— begin —
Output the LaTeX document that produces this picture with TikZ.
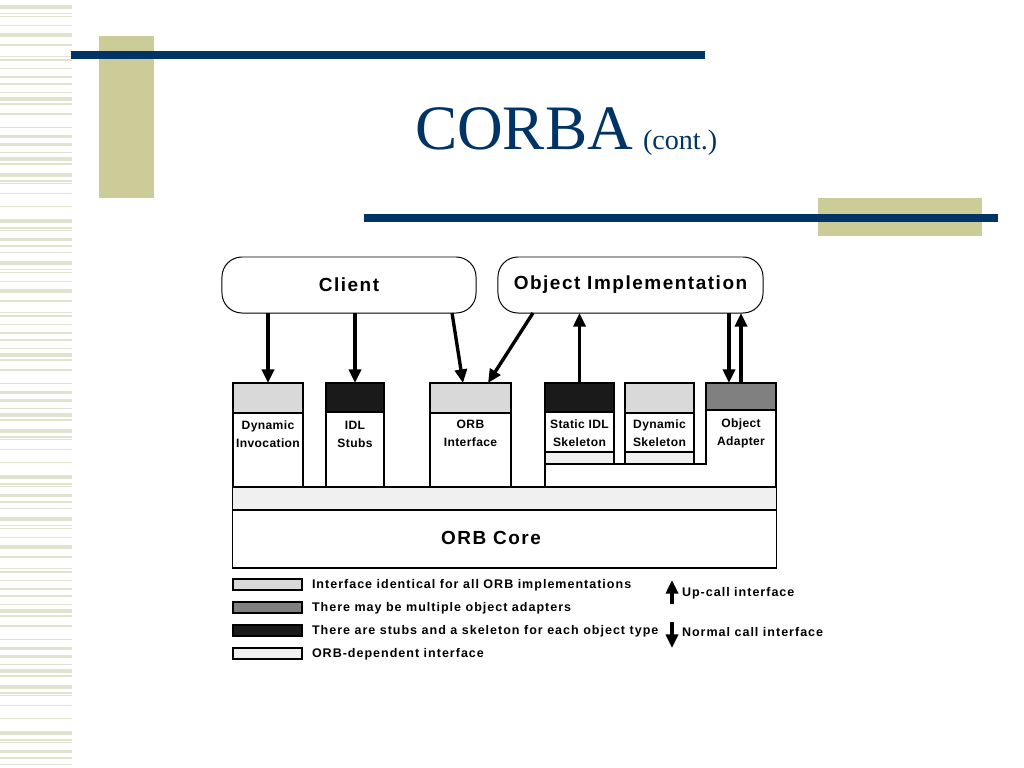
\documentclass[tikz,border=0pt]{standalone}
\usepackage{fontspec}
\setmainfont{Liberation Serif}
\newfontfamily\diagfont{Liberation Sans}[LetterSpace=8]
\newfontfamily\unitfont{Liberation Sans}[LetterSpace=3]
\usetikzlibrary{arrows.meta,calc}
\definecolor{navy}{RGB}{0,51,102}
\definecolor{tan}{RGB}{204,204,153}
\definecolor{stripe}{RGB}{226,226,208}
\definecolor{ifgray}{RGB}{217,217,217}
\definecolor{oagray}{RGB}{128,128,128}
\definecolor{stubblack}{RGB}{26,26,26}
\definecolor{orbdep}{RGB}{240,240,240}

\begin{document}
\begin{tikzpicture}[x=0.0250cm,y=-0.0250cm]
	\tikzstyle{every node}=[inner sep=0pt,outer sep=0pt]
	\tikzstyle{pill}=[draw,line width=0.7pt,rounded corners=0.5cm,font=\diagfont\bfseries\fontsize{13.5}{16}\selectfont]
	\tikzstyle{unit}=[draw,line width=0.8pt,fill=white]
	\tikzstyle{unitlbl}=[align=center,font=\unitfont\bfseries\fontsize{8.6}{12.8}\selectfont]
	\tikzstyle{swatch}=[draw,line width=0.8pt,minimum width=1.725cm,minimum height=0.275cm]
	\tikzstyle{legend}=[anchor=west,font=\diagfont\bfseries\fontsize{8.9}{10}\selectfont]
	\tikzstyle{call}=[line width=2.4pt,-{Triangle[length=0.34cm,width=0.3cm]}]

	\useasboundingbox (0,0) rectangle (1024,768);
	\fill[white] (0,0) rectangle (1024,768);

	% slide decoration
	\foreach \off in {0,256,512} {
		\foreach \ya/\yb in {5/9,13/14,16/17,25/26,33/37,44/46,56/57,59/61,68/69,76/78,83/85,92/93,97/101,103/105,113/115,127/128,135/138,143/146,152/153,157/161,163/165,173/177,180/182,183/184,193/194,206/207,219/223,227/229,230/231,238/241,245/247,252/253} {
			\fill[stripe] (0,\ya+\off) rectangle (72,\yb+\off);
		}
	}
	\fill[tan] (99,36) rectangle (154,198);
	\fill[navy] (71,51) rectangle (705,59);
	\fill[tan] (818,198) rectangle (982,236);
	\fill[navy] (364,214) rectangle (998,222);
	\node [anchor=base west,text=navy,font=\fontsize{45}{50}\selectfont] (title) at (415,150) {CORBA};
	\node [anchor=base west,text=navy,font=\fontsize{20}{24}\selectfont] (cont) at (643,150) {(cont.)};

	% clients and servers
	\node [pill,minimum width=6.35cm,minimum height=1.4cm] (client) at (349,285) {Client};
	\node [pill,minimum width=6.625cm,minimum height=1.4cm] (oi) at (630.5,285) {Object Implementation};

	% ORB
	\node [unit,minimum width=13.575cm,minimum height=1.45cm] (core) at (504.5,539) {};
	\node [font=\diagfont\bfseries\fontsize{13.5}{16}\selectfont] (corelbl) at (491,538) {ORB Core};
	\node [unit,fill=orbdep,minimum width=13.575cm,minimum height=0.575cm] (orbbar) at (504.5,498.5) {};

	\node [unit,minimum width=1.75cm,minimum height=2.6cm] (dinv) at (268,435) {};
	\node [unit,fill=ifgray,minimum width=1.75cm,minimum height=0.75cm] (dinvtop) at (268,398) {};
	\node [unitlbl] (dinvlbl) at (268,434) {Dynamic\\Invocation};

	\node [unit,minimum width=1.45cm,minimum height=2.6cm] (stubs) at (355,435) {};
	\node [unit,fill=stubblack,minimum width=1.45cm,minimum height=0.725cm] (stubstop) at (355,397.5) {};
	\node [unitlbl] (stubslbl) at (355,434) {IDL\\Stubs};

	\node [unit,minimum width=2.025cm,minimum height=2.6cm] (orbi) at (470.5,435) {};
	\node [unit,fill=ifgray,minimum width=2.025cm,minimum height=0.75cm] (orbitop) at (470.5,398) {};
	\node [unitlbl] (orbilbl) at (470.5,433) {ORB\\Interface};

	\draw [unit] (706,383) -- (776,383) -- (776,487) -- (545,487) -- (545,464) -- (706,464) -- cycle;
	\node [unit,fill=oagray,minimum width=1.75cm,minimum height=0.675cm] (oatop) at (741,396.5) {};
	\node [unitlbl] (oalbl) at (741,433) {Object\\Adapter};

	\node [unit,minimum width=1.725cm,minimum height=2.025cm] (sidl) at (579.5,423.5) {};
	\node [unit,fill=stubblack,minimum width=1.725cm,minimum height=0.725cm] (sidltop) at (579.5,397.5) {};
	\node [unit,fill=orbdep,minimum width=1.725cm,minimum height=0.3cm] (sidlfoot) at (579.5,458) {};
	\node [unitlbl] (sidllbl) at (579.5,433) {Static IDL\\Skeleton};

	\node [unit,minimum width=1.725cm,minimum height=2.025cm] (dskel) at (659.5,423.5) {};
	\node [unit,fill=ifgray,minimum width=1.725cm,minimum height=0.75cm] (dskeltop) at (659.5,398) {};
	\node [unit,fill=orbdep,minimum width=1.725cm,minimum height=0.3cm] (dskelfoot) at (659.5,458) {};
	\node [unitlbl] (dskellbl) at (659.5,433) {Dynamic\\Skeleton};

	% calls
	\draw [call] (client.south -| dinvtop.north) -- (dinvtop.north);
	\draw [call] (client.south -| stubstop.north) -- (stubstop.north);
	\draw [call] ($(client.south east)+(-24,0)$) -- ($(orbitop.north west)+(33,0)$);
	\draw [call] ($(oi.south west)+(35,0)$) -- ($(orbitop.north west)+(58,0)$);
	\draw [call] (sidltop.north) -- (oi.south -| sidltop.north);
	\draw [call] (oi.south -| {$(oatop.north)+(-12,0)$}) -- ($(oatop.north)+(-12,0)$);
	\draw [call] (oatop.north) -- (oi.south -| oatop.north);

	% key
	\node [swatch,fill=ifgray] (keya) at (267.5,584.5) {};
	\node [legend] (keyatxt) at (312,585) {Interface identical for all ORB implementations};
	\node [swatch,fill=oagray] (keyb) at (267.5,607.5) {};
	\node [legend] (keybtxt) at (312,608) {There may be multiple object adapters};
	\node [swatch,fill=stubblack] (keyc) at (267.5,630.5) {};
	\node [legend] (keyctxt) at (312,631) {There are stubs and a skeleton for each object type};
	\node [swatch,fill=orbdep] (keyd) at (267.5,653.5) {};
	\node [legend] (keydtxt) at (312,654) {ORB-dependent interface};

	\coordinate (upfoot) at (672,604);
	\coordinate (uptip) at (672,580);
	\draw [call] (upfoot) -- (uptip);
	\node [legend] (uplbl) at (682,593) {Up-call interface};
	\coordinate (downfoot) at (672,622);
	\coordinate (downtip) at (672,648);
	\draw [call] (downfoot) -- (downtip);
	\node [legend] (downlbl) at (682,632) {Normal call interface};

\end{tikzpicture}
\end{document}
— end —
From the material above, reproduce everything verbatim except the pictures.

# Output of the exercise:
Output the LaTeX document that produces this picture with TikZ.
\documentclass[tikz,border=0pt]{standalone}
\usepackage{fontspec}
\setmainfont{Liberation Serif}
\newfontfamily\diagfont{Liberation Sans}[LetterSpace=8]
\newfontfamily\unitfont{Liberation Sans}[LetterSpace=3]
\usetikzlibrary{arrows.meta,calc}
\definecolor{navy}{RGB}{0,51,102}
\definecolor{tan}{RGB}{204,204,153}
\definecolor{stripe}{RGB}{226,226,208}
\definecolor{ifgray}{RGB}{217,217,217}
\definecolor{oagray}{RGB}{128,128,128}
\definecolor{stubblack}{RGB}{26,26,26}
\definecolor{orbdep}{RGB}{240,240,240}

\begin{document}
\begin{tikzpicture}[x=0.0250cm,y=-0.0250cm]
	\tikzstyle{every node}=[inner sep=0pt,outer sep=0pt]
	\tikzstyle{pill}=[draw,line width=0.7pt,rounded corners=0.5cm,font=\diagfont\bfseries\fontsize{13.5}{16}\selectfont]
	\tikzstyle{unit}=[draw,line width=0.8pt,fill=white]
	\tikzstyle{unitlbl}=[align=center,font=\unitfont\bfseries\fontsize{8.6}{12.8}\selectfont]
	\tikzstyle{swatch}=[draw,line width=0.8pt,minimum width=1.725cm,minimum height=0.275cm]
	\tikzstyle{legend}=[anchor=west,font=\diagfont\bfseries\fontsize{8.9}{10}\selectfont]
	\tikzstyle{call}=[line width=2.4pt,-{Triangle[length=0.34cm,width=0.3cm]}]

	\useasboundingbox (0,0) rectangle (1024,768);
	\fill[white] (0,0) rectangle (1024,768);

	% slide decoration
	\foreach \off in {0,256,512} {
		\foreach \ya/\yb in {5/9,13/14,16/17,25/26,33/37,44/46,56/57,59/61,68/69,76/78,83/85,92/93,97/101,103/105,113/115,127/128,135/138,143/146,152/153,157/161,163/165,173/177,180/182,183/184,193/194,206/207,219/223,227/229,230/231,238/241,245/247,252/253} {
			\fill[stripe] (0,\ya+\off) rectangle (72,\yb+\off);
		}
	}
	\fill[tan] (99,36) rectangle (154,198);
	\fill[navy] (71,51) rectangle (705,59);
	\fill[tan] (818,198) rectangle (982,236);
	\fill[navy] (364,214) rectangle (998,222);
	\node [anchor=base west,text=navy,font=\fontsize{45}{50}\selectfont] (title) at (415,150) {CORBA};
	\node [anchor=base west,text=navy,font=\fontsize{20}{24}\selectfont] (cont) at (643,150) {(cont.)};

	% clients and servers
	\node [pill,minimum width=6.35cm,minimum height=1.4cm] (client) at (349,285) {Client};
	\node [pill,minimum width=6.625cm,minimum height=1.4cm] (oi) at (630.5,285) {Object Implementation};

	% ORB
	\node [unit,minimum width=13.575cm,minimum height=1.45cm] (core) at (504.5,539) {};
	\node [font=\diagfont\bfseries\fontsize{13.5}{16}\selectfont] (corelbl) at (491,538) {ORB Core};
	\node [unit,fill=orbdep,minimum width=13.575cm,minimum height=0.575cm] (orbbar) at (504.5,498.5) {};

	\node [unit,minimum width=1.75cm,minimum height=2.6cm] (dinv) at (268,435) {};
	\node [unit,fill=ifgray,minimum width=1.75cm,minimum height=0.75cm] (dinvtop) at (268,398) {};
	\node [unitlbl] (dinvlbl) at (268,434) {Dynamic\\Invocation};

	\node [unit,minimum width=1.45cm,minimum height=2.6cm] (stubs) at (355,435) {};
	\node [unit,fill=stubblack,minimum width=1.45cm,minimum height=0.725cm] (stubstop) at (355,397.5) {};
	\node [unitlbl] (stubslbl) at (355,434) {IDL\\Stubs};

	\node [unit,minimum width=2.025cm,minimum height=2.6cm] (orbi) at (470.5,435) {};
	\node [unit,fill=ifgray,minimum width=2.025cm,minimum height=0.75cm] (orbitop) at (470.5,398) {};
	\node [unitlbl] (orbilbl) at (470.5,433) {ORB\\Interface};

	\draw [unit] (706,383) -- (776,383) -- (776,487) -- (545,487) -- (545,464) -- (706,464) -- cycle;
	\node [unit,fill=oagray,minimum width=1.75cm,minimum height=0.675cm] (oatop) at (741,396.5) {};
	\node [unitlbl] (oalbl) at (741,433) {Object\\Adapter};

	\node [unit,minimum width=1.725cm,minimum height=2.025cm] (sidl) at (579.5,423.5) {};
	\node [unit,fill=stubblack,minimum width=1.725cm,minimum height=0.725cm] (sidltop) at (579.5,397.5) {};
	\node [unit,fill=orbdep,minimum width=1.725cm,minimum height=0.3cm] (sidlfoot) at (579.5,458) {};
	\node [unitlbl] (sidllbl) at (579.5,433) {Static IDL\\Skeleton};

	\node [unit,minimum width=1.725cm,minimum height=2.025cm] (dskel) at (659.5,423.5) {};
	\node [unit,fill=ifgray,minimum width=1.725cm,minimum height=0.75cm] (dskeltop) at (659.5,398) {};
	\node [unit,fill=orbdep,minimum width=1.725cm,minimum height=0.3cm] (dskelfoot) at (659.5,458) {};
	\node [unitlbl] (dskellbl) at (659.5,433) {Dynamic\\Skeleton};

	% calls
	\draw [call] (client.south -| dinvtop.north) -- (dinvtop.north);
	\draw [call] (client.south -| stubstop.north) -- (stubstop.north);
	\draw [call] ($(client.south east)+(-24,0)$) -- ($(orbitop.north west)+(33,0)$);
	\draw [call] ($(oi.south west)+(35,0)$) -- ($(orbitop.north west)+(58,0)$);
	\draw [call] (sidltop.north) -- (oi.south -| sidltop.north);
	\draw [call] (oi.south -| {$(oatop.north)+(-12,0)$}) -- ($(oatop.north)+(-12,0)$);
	\draw [call] (oatop.north) -- (oi.south -| oatop.north);

	% key
	\node [swatch,fill=ifgray] (keya) at (267.5,584.5) {};
	\node [legend] (keyatxt) at (312,585) {Interface identical for all ORB implementations};
	\node [swatch,fill=oagray] (keyb) at (267.5,607.5) {};
	\node [legend] (keybtxt) at (312,608) {There may be multiple object adapters};
	\node [swatch,fill=stubblack] (keyc) at (267.5,630.5) {};
	\node [legend] (keyctxt) at (312,631) {There are stubs and a skeleton for each object type};
	\node [swatch,fill=orbdep] (keyd) at (267.5,653.5) {};
	\node [legend] (keydtxt) at (312,654) {ORB-dependent interface};

	\coordinate (upfoot) at (672,604);
	\coordinate (uptip) at (672,580);
	\draw [call] (upfoot) -- (uptip);
	\node [legend] (uplbl) at (682,593) {Up-call interface};
	\coordinate (downfoot) at (672,622);
	\coordinate (downtip) at (672,648);
	\draw [call] (downfoot) -- (downtip);
	\node [legend] (downlbl) at (682,632) {Normal call interface};

\end{tikzpicture}
\end{document}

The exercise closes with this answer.